Add Zedd Unpacks the Emotional Gravity of ‘Suicidal Strain’

Punk Head: The album moves constantly between restraint and collapse. From quiet piano passages giving way to heavy rock and orchestral sections dissolving back into silence. Do you think of dynamics here as artistic choices, or emotional honesty refusing to stay flat?

Add Zedd: I don’t really think about it as one big concept across the album — every song has its own emotional path. Some tracks naturally start quiet or restrained and then build into an emotional outburst. Especially the ones about inner conflict — that kind of tension can’t stay flat, at some point something breaks, and the music becomes heavier or more aggressive because that’s the honest place it leads to.

So the dynamics aren’t there just for contrast — they’re a consequence of what the song is feeling. You can actually see it pretty clearly in the video versions on my YouTube channel, where the visuals grow together with the emotion.

Punk Head: Several tracks wrestle with silence: emotional withdrawal, withheld words, unspoken damage. Was writing this album a way of breaking the silence, or learning how to live with it?

Add Zedd: That idea really belongs mostly to one song — “Your Silence,” the last track on the album. It’s less about pain being expressed and more about emotional distance and all the things that never get said.

Writing the album wasn’t a way to break the silence. If anything, it was learning how to live with it. It’s a very common situation in relationships: one person shuts down — sometimes because of ego, sometimes because they hold on to their hurt — and expects the other one to keep bending, apologizing, trying to fix everything alone. But finding a way out has to come from both people. When only one keeps trying, the relationship eventually collapses. That’s basically where that song ends.


Punk Head: Your son performs guitar parts on the album. How did that change the emotional weight of revisiting songs rooted in isolation and inner conflict? Did it shift the meaning of the record for you?

Add Zedd: My son’s involvement was actually very practical, not symbolic. There are things I just can’t convincingly do on a computer — especially electric guitar solos. Maybe it’s a lack of experience with samples, maybe just not my skill set. He plays well and has a good instinct for phrasing, so on a few songs, he recorded the solos I couldn’t recreate digitally.

In “No Emotion,” he also helped me find that specific punk-style guitar tone that breaks into distortion and overload — I needed the guitar to almost scream.

It didn’t really change the emotional meaning of the album for me.

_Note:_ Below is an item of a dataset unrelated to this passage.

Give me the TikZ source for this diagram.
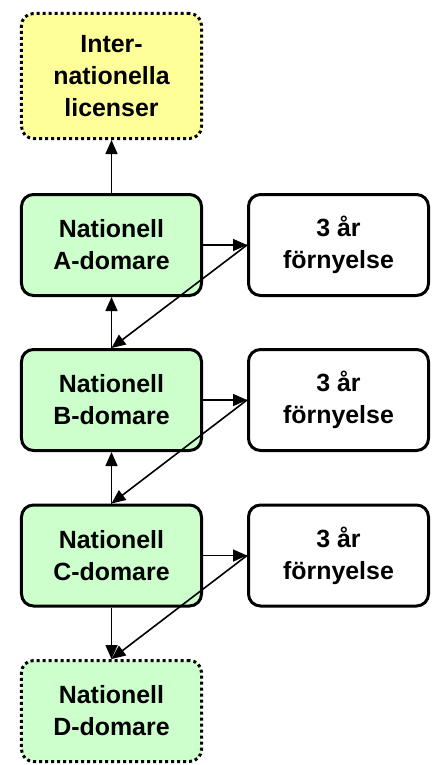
\documentclass[tikz,border=0pt]{standalone}
\usepackage{fontspec}
\setmainfont{Liberation Sans}
\usetikzlibrary{arrows.meta}
\definecolor{lgreen}{HTML}{CCFFCC}
\definecolor{lyellow}{HTML}{FFFF99}
\tikzset{
	box/.style={draw, line width=3bp, rounded corners=12bp, align=center,
		minimum width=180bp, minimum height=101bp, inner sep=0pt,
		font=\fontsize{25}{32}\selectfont\bfseries},
	dotbox/.style={box, dash pattern=on 3bp off 3bp},
	conn/.style={line width=1.6bp, -{Triangle[length=14bp, width=12bp]}}
}
\begin{document}
\begin{tikzpicture}[x=1bp, y=-1bp]
	\def \lx{111.5}
	\def \rx{338.5}
	\useasboundingbox (0, 0) rectangle (435, 765);
	\node[dotbox, fill=lyellow, minimum height=125bp] (intl) at (\lx, 76) {Inter-\\nationella\\licenser};
	\node[box, fill=lgreen] (A) at (\lx, 245) {Nationell\\A-domare};
	\node[box, fill=lgreen] (B) at (\lx, 400) {Nationell\\B-domare};
	\node[box, fill=lgreen] (C) at (\lx, 555.5) {Nationell\\C-domare};
	\node[dotbox, fill=lgreen] (D) at (\lx, 711) {Nationell\\D-domare};
	\foreach \n/\y in {A/245, B/400, C/555.5}
	{ \node[box, fill=white] (r\n) at (\rx, \y) {3 år\\förnyelse};
	  \draw[conn] (\n) -- (r\n);
	}
	\draw[conn] (A) -- (intl);
	\draw[conn] (B) -- (A);
	\draw[conn] (C) -- (B);
	\draw[conn] (C) -- (D);
	\foreach \n/\m in {A/B, B/C, C/D}
	{ \draw[conn] (r\n.west) -- (\m.north);
	}
\end{tikzpicture}
\end{document}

What changed was the sound: some songs ended up very different from how I originally imagined them.


Punk Head: “Hello” opens the album in a state of suspended longing. Why did you choose restraint as the doorway into such an emotionally heavy record?

Add Zedd: I never wanted the album to jump into your life with loud rhythms or immediate intensity. For me, a full record works more like a story — moving from song to song through different emotional states: conflict, self-conflict, tension with the world, all under a kind of loneliness and distance from the person you care about.

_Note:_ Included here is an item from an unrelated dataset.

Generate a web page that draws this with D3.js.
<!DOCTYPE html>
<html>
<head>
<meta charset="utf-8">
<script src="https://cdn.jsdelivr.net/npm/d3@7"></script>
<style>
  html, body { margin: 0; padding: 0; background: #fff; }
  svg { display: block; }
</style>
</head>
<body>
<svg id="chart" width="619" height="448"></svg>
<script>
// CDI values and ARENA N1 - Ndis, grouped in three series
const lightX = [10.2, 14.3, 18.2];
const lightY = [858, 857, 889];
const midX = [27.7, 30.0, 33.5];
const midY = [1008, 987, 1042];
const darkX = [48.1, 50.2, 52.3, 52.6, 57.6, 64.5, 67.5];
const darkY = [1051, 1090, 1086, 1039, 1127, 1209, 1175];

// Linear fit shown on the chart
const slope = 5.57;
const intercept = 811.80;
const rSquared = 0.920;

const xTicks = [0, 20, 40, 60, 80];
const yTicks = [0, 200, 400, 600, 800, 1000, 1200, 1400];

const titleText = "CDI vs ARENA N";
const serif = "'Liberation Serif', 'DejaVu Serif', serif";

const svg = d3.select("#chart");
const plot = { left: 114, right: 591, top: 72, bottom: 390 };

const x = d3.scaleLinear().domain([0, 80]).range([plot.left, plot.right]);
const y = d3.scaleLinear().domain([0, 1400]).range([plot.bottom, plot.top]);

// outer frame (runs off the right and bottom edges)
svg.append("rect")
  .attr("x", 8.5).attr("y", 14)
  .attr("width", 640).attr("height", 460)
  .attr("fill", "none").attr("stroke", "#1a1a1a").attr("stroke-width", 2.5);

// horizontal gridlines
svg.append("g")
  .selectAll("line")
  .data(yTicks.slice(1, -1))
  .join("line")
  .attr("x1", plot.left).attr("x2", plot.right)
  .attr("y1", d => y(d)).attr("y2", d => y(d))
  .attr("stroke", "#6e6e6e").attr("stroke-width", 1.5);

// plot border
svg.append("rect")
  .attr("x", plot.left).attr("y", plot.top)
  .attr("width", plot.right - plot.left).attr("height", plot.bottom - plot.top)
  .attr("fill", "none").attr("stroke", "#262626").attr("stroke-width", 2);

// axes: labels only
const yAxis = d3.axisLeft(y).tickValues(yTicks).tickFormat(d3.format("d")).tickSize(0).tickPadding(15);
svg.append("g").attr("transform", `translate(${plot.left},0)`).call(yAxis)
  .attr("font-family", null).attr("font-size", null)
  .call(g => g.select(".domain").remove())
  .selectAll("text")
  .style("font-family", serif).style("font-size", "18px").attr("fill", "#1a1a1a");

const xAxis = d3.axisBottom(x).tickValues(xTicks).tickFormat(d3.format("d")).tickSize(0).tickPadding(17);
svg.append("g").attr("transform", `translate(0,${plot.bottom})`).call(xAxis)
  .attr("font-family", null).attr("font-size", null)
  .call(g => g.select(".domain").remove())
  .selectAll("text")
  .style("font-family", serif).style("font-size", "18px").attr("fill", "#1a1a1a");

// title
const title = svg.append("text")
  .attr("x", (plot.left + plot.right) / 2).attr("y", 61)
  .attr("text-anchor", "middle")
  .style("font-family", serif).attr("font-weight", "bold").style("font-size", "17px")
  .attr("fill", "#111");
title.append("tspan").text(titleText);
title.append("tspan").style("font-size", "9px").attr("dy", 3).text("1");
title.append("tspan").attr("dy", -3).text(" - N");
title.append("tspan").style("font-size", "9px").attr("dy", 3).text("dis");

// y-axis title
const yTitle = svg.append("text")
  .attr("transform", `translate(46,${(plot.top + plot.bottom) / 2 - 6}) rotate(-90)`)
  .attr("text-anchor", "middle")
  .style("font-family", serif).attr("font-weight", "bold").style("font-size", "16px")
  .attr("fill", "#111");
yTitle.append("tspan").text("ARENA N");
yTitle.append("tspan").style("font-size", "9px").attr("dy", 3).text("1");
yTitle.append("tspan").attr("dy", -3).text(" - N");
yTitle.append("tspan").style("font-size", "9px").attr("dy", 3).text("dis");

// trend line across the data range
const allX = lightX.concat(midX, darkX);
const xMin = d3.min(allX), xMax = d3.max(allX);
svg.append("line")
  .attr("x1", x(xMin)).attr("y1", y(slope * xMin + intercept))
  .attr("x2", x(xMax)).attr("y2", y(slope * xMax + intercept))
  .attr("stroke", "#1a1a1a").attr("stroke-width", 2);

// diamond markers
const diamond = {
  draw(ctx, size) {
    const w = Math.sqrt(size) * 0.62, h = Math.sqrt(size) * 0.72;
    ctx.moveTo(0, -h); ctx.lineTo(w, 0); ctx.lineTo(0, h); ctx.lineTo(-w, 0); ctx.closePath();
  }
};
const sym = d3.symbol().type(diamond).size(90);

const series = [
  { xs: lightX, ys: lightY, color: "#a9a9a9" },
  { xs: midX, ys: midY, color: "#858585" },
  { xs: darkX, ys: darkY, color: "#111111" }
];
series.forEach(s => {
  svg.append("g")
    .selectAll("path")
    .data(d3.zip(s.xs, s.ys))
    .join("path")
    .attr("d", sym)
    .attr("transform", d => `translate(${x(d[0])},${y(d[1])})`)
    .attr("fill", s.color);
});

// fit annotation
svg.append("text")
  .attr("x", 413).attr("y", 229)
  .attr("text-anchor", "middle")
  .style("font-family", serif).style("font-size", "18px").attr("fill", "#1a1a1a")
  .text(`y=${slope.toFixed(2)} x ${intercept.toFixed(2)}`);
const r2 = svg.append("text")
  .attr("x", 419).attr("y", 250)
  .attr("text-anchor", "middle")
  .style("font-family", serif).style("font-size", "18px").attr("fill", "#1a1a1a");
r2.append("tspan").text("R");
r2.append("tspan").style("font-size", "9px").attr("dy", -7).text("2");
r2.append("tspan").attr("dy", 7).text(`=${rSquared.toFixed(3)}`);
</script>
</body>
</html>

So “Hello” is basically the doorway. It starts from that empty point — how everything feels flat, colorless and lifeless when you’re alone — and the rest of the album grows out of that state.



Punk Head: “Breathing by Spring” introduces momentum and hope, but it still feels fragile. At that point in the album, were you reaching for optimism or simply refusing to stay in the dark any longer?

Add Zedd: It’s actually about hope. Even when you spend a long time in a heavy state, the human mind still looks for something good — sometimes almost unconsciously. “Breathing by Spring” was meant to show that small positive energy that still exists inside you despite the depression and the distance from the person you love.

It’s the moment when you start imagining being together again, and that changes the feeling of everything. Musically that’s why it’s probably the only track built mostly around major tones instead of minor ones.


Punk Head: “Raguel” stands apart as a story of vengeance and survival. How did it feel to finally give that song its full form after holding it for decades?

Add Zedd: “Raguel” is a bit different from the rest of the album. I think of it like walking forward with a clear goal and suddenly looking to the side for a moment — seeing someone else’s struggle, someone else’s story. Sometimes that helps you realize your own life isn’t as dark as it feels.

Unlike the other songs, which were recorded on tape back then, this one lived only in my head for more than two decades. I kept humming it to myself so I wouldn’t forget the melody. It stayed there for almost 28 years until I could finally shape it into what I always heard — a kind of jazz-fusion feel with brass and saxophones.

It’s also the only track where the lyrics are new. I wrote them just last year, not decades ago.